Stan Douglas was born in Canada in 1960. His early works were slide installations with audio elements, but since 1986 he has concentrated on film and video. He lives and works in Vancouver.
The two men in Stan Douglas’s video installation are caught in a perpetual loop. The action repeats every six minutes, but the shots are selected randomly by a computer so that the same sequence will only occur every 20,000 hours - or once in over two years. The film questions our understanding of the uniqueness of events and our relationship to chance, coincidence and probability.
On screen, Bob and Donny engage in a rambling argument about the news, the radio, conspiracy theories and horse racing, which eventually degenerates into a physical fight.
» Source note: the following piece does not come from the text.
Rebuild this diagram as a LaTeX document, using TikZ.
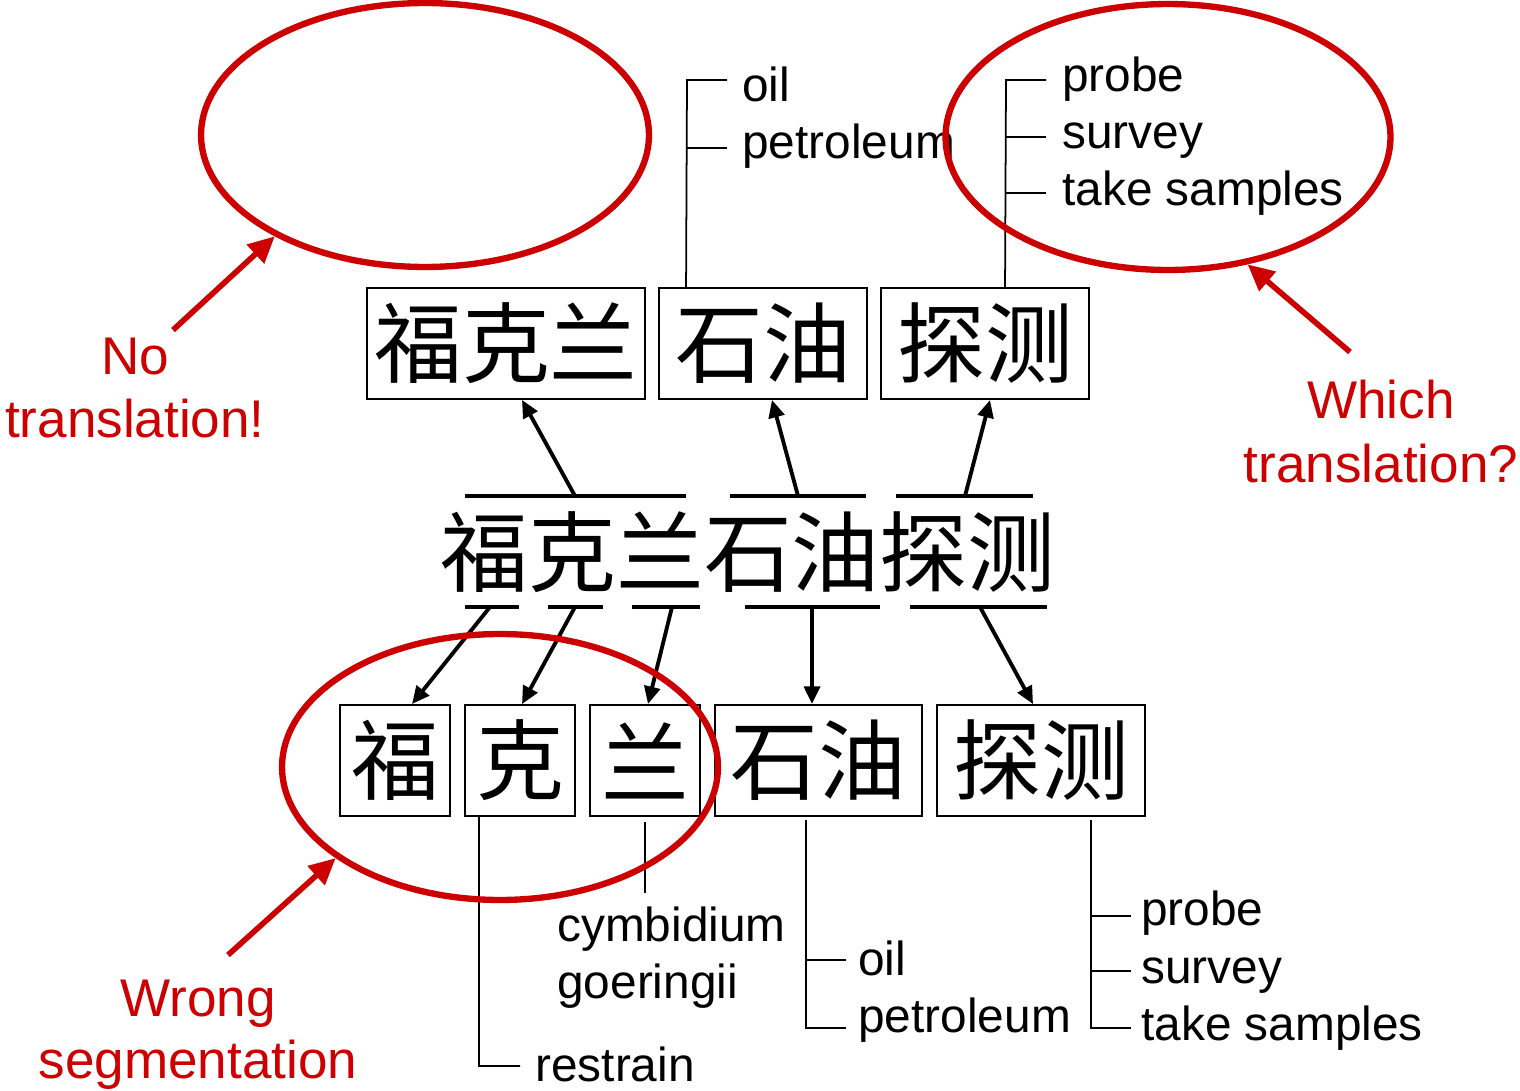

The sequence of events is continually repeated, each time with small variations in dialogue and performance. The scene takes place in a mock-up of an apartment building designed in 1950 for a redevelopment scheme in Vancouver. Such schemes were intended to solve the problem of low-income housing. This project, however, was never built (its planned location is shown in a series of photographs, also on display). Douglas’s simulated apartment is equipped with post-war modernist furniture, designed for mass-production, though in reality available only to the few. By combining these examples of unrealised utopianism, Douglas examines the divergence between the promises of modernism and its reality.
Douglas’s work reflects his engagement with the technical and psychological structures of mass media. The video’s narrative and claustrophobic atmosphere relate to early television police dramas. Using a double projection arrangement and filming simultaneously from multiple camera angles, Douglas breaks the illusion of face-to-face confrontation. As the tension mounts, the men cross between the screens, invading each other’s space and coming to blows. By subverting the techniques used in film to establish narrative and spatial continuity, Douglas ensures that the relationship between the two men remains ambiguous, and that our attempt to identify with them is constantly frustrated.